Kedengarannya rumit. Gerald Haug adalah peneliti yang baru saja menerima penghargaan Leibniz atas penelitian mengenai perubahan iklim. Dalam penelitiannya, Haug menemukan bagaimana zona iklim dan arus laut bergeser, bagaimana pergeseran itu mempengaruhi flora dan fauna, manusia dan cuaca. Gerald Haug mengumpulkan berbagai arsip sejarah iklim bumi dari berbagai zaman.

Oleh Haug, dibuatlah simulasi bagaimana iklim akan berubah. Misalnya sekitar tiga juta tahun lalu di pertengahan zaman pliosen, antilop, gajah, dan harimau gigi pedang berlarian di padang rumput Eropa dan bagaimana nenek moyang manusia tidak lagi tinggal di pohon.

Haug juga menemukan, bumi akan berputar secara vertikal. Daerah kutub utara dan selatan akan menjadi daerah tropis, sedangkan daerah yang sebelumnya dimukim manusia, hewan, dan tumbuhan akan membeku. Kedua wilayah itu juga saling mempengaruhi. Iklim bumi merupakan merupakan sistem non linear yang paling rumit. Dalam sistem tersebut tidak dapat dengan mudah ditemukan perhitungan seperti semakin banyak kadar karbondioksida di udara berarti benua Eropa menjadi padang rumput dan hancurnya hutan tropis.
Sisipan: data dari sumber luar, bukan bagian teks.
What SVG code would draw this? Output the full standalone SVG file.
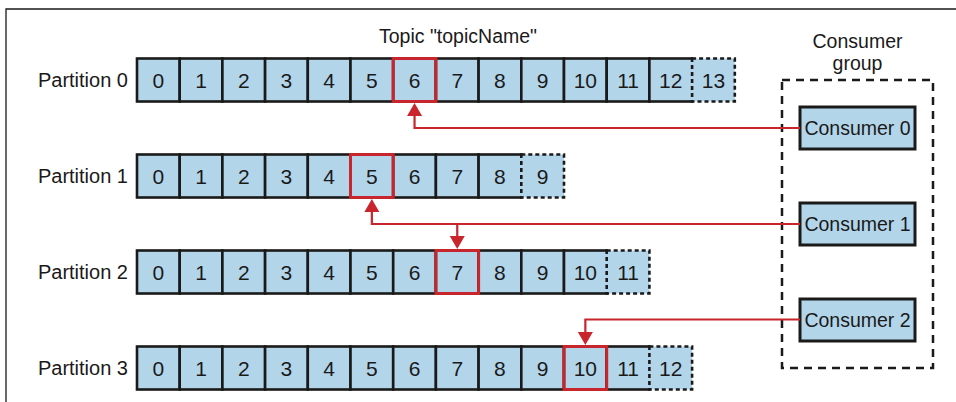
<svg xmlns="http://www.w3.org/2000/svg" width="956" height="402" viewBox="0 0 956 402">
<style>
text{font-family:"Liberation Sans",Arial,sans-serif;fill:#1a1a1a;font-size:20px}
.n{text-anchor:middle;font-size:21px}
.t{text-anchor:middle;font-size:19.5px}
.lbl{text-anchor:end}
.c{fill:#b3d5ea;stroke:#1a1a1a;stroke-width:2.6}
.d{fill:#b3d5ea;stroke:#1a1a1a;stroke-width:2.6;stroke-dasharray:4 3}
.cov{fill:#b3d5ea;stroke:none}
.hl{fill:none;stroke:#c9252c;stroke-width:3}
.cons{fill:#b3d5ea;stroke:#1a1a1a;stroke-width:3}
.grp{fill:none;stroke:#1a1a1a;stroke-width:2.5;stroke-dasharray:8 6}
.ln{fill:none;stroke:#c9252c;stroke-width:2.2}
</style>
<defs>
<marker id="ah" markerUnits="userSpaceOnUse" markerWidth="14" markerHeight="16" refX="1" refY="7.5" orient="auto" viewBox="0 0 14 15">
<path d="M0,0 L13,7.5 L0,15 z" fill="#c9252c"/>
</marker>
</defs>
<path d="M6,402 V9 H956" fill="none" stroke="#1a1a1a" stroke-width="1.3"/>
<text x="458" y="43" class="t">Topic "topicName"</text>

<g id="partition0">
<text x="128" y="87" class="lbl">Partition 0</text>
<rect class="c" x="137" y="58.5" width="42.7" height="43"/>
<rect class="c" x="179.7" y="58.5" width="42.7" height="43"/>
<rect class="c" x="222.4" y="58.5" width="42.7" height="43"/>
<rect class="c" x="265.1" y="58.5" width="42.7" height="43"/>
<rect class="c" x="307.8" y="58.5" width="42.7" height="43"/>
<rect class="c" x="350.5" y="58.5" width="42.7" height="43"/>
<rect class="c" x="393.2" y="58.5" width="42.7" height="43"/>
<rect class="c" x="435.9" y="58.5" width="42.7" height="43"/>
<rect class="c" x="478.6" y="58.5" width="42.7" height="43"/>
<rect class="c" x="521.3" y="58.5" width="42.7" height="43"/>
<rect class="c" x="564" y="58.5" width="42.7" height="43"/>
<rect class="c" x="606.7" y="58.5" width="42.7" height="43"/>
<rect class="c" x="649.4" y="58.5" width="42.7" height="43"/>
<rect class="cov" x="690.1" y="60" width="4" height="40"/>
<rect class="d" x="692.1" y="58.5" width="42.7" height="43"/>
<rect class="hl" x="393.2" y="58.5" width="42.7" height="43"/>
<text x="158.35" y="87.5" class="n">0</text>
<text x="201.05" y="87.5" class="n">1</text>
<text x="243.75" y="87.5" class="n">2</text>
<text x="286.45" y="87.5" class="n">3</text>
<text x="329.15" y="87.5" class="n">4</text>
<text x="371.85" y="87.5" class="n">5</text>
<text x="414.55" y="87.5" class="n">6</text>
<text x="457.25" y="87.5" class="n">7</text>
<text x="499.95" y="87.5" class="n">8</text>
<text x="542.65" y="87.5" class="n">9</text>
<text x="585.35" y="87.5" class="n">10</text>
<text x="628.05" y="87.5" class="n">11</text>
<text x="670.75" y="87.5" class="n">12</text>
<text x="713.45" y="87.5" class="n">13</text>
</g>

<g id="partition1">
<text x="128" y="183" class="lbl">Partition 1</text>
<rect class="c" x="137" y="154.5" width="42.7" height="43"/>
<rect class="c" x="179.7" y="154.5" width="42.7" height="43"/>
<rect class="c" x="222.4" y="154.5" width="42.7" height="43"/>
<rect class="c" x="265.1" y="154.5" width="42.7" height="43"/>
<rect class="c" x="307.8" y="154.5" width="42.7" height="43"/>
<rect class="c" x="350.5" y="154.5" width="42.7" height="43"/>
<rect class="c" x="393.2" y="154.5" width="42.7" height="43"/>
<rect class="c" x="435.9" y="154.5" width="42.7" height="43"/>
<rect class="c" x="478.6" y="154.5" width="42.7" height="43"/>
<rect class="cov" x="519.3" y="156" width="4" height="40"/>
<rect class="d" x="521.3" y="154.5" width="42.7" height="43"/>
<rect class="hl" x="350.5" y="154.5" width="42.7" height="43"/>
<text x="158.35" y="183.5" class="n">0</text>
<text x="201.05" y="183.5" class="n">1</text>
<text x="243.75" y="183.5" class="n">2</text>
<text x="286.45" y="183.5" class="n">3</text>
<text x="329.15" y="183.5" class="n">4</text>
<text x="371.85" y="183.5" class="n">5</text>
<text x="414.55" y="183.5" class="n">6</text>
<text x="457.25" y="183.5" class="n">7</text>
<text x="499.95" y="183.5" class="n">8</text>
<text x="542.65" y="183.5" class="n">9</text>
</g>

<g id="partition2">
<text x="128" y="279" class="lbl">Partition 2</text>
<rect class="c" x="137" y="250.5" width="42.7" height="43"/>
<rect class="c" x="179.7" y="250.5" width="42.7" height="43"/>
<rect class="c" x="222.4" y="250.5" width="42.7" height="43"/>
<rect class="c" x="265.1" y="250.5" width="42.7" height="43"/>
<rect class="c" x="307.8" y="250.5" width="42.7" height="43"/>
<rect class="c" x="350.5" y="250.5" width="42.7" height="43"/>
<rect class="c" x="393.2" y="250.5" width="42.7" height="43"/>
<rect class="c" x="435.9" y="250.5" width="42.7" height="43"/>
<rect class="c" x="478.6" y="250.5" width="42.7" height="43"/>
<rect class="c" x="521.3" y="250.5" width="42.7" height="43"/>
<rect class="c" x="564" y="250.5" width="42.7" height="43"/>
<rect class="cov" x="604.7" y="252" width="4" height="40"/>
<rect class="d" x="606.7" y="250.5" width="42.7" height="43"/>
<rect class="hl" x="435.9" y="250.5" width="42.7" height="43"/>
<text x="158.35" y="279.5" class="n">0</text>
<text x="201.05" y="279.5" class="n">1</text>
<text x="243.75" y="279.5" class="n">2</text>
<text x="286.45" y="279.5" class="n">3</text>
<text x="329.15" y="279.5" class="n">4</text>
<text x="371.85" y="279.5" class="n">5</text>
<text x="414.55" y="279.5" class="n">6</text>
<text x="457.25" y="279.5" class="n">7</text>
<text x="499.95" y="279.5" class="n">8</text>
<text x="542.65" y="279.5" class="n">9</text>
<text x="585.35" y="279.5" class="n">10</text>
<text x="628.05" y="279.5" class="n">11</text>
</g>

<g id="partition3">
<text x="128" y="375" class="lbl">Partition 3</text>
<rect class="c" x="137" y="346.5" width="42.7" height="43"/>
<rect class="c" x="179.7" y="346.5" width="42.7" height="43"/>
<rect class="c" x="222.4" y="346.5" width="42.7" height="43"/>
<rect class="c" x="265.1" y="346.5" width="42.7" height="43"/>
<rect class="c" x="307.8" y="346.5" width="42.7" height="43"/>
<rect class="c" x="350.5" y="346.5" width="42.7" height="43"/>
<rect class="c" x="393.2" y="346.5" width="42.7" height="43"/>
<rect class="c" x="435.9" y="346.5" width="42.7" height="43"/>
<rect class="c" x="478.6" y="346.5" width="42.7" height="43"/>
<rect class="c" x="521.3" y="346.5" width="42.7" height="43"/>
<rect class="c" x="564" y="346.5" width="42.7" height="43"/>
<rect class="c" x="606.7" y="346.5" width="42.7" height="43"/>
<rect class="cov" x="647.4" y="348" width="4" height="40"/>
<rect class="d" x="649.4" y="346.5" width="42.7" height="43"/>
<rect class="hl" x="564" y="346.5" width="42.7" height="43"/>
<text x="158.35" y="375.5" class="n">0</text>
<text x="201.05" y="375.5" class="n">1</text>
<text x="243.75" y="375.5" class="n">2</text>
<text x="286.45" y="375.5" class="n">3</text>
<text x="329.15" y="375.5" class="n">4</text>
<text x="371.85" y="375.5" class="n">5</text>
<text x="414.55" y="375.5" class="n">6</text>
<text x="457.25" y="375.5" class="n">7</text>
<text x="499.95" y="375.5" class="n">8</text>
<text x="542.65" y="375.5" class="n">9</text>
<text x="585.35" y="375.5" class="n">10</text>
<text x="628.05" y="375.5" class="n">11</text>
<text x="670.75" y="375.5" class="n">12</text>
</g>

<g id="consumer-group">
<text x="857.5" y="48" class="t">Consumer</text>
<text x="857.5" y="70" class="t">group</text>
<rect class="grp" x="782" y="80" width="151" height="288"/>
</g>
<g id="consumer0">
<rect class="cons" x="800" y="107" width="115" height="42"/>
<text x="857.5" y="135" class="t">Consumer 0</text>
</g>
<g id="consumer1">
<rect class="cons" x="800" y="203" width="115" height="42"/>
<text x="857.5" y="231" class="t">Consumer 1</text>
</g>
<g id="consumer2">
<rect class="cons" x="800" y="299" width="115" height="42"/>
<text x="857.5" y="327" class="t">Consumer 2</text>
</g>

<g id="connectors">
<path class="ln" d="M800,128 H414.55 V115" marker-end="url(#ah)"/>
<path class="ln" d="M800,224 H371.85 V211" marker-end="url(#ah)"/>
<path class="ln" d="M457.25,224 V237" marker-end="url(#ah)"/>
<path class="ln" d="M800,319.5 H585.35 V333" marker-end="url(#ah)"/>
</g>
</svg>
Prakiraan jangka panjang dan dapat diandalkan sangat sulit dihasilkan. Daftar besarnya pengaruh sangat panjang dan kemampuan komputer juga terbatas, seperti yang dikemukakan Gerald Haug:

„Terdapat hirarki model kompleksitas masing-masing dan sebagiannya terbatas oleh kemampuan kalkulasi. Jika suatu model Samudera-Atmosfir diambil jadi contoh, Anda harus menghabiskan sebagian waktu hingga berbulan-bulan bahkan bertahun-tahun hanya untuk menghitung. Kami bekerja sama dengan Institut Penelitian Akibat Perubahan Iklim di Potsdam yang menggunakan model tingkat menengah. Model ini dapat menghitung keadaan beberapa ratusan juta tahun dalam dua hingga tiga pekan.“

Tapi yang pasti, jika es terakhir di belahan bumi utara mencair, permukaan air laut lebih tinggi enam hingga tujuh meter dari keadaannya yang sekarang. Sekitar 30 persen penduduk bumi saat ini tinggal di bawah permukaan laut. Tidak ada yang dapat memastikan kapan hal itu akan terjadi. Tapi, keadaan itu dapat setidaknya diperlambat jika kita memperbaiki lingkungan dari sekarang.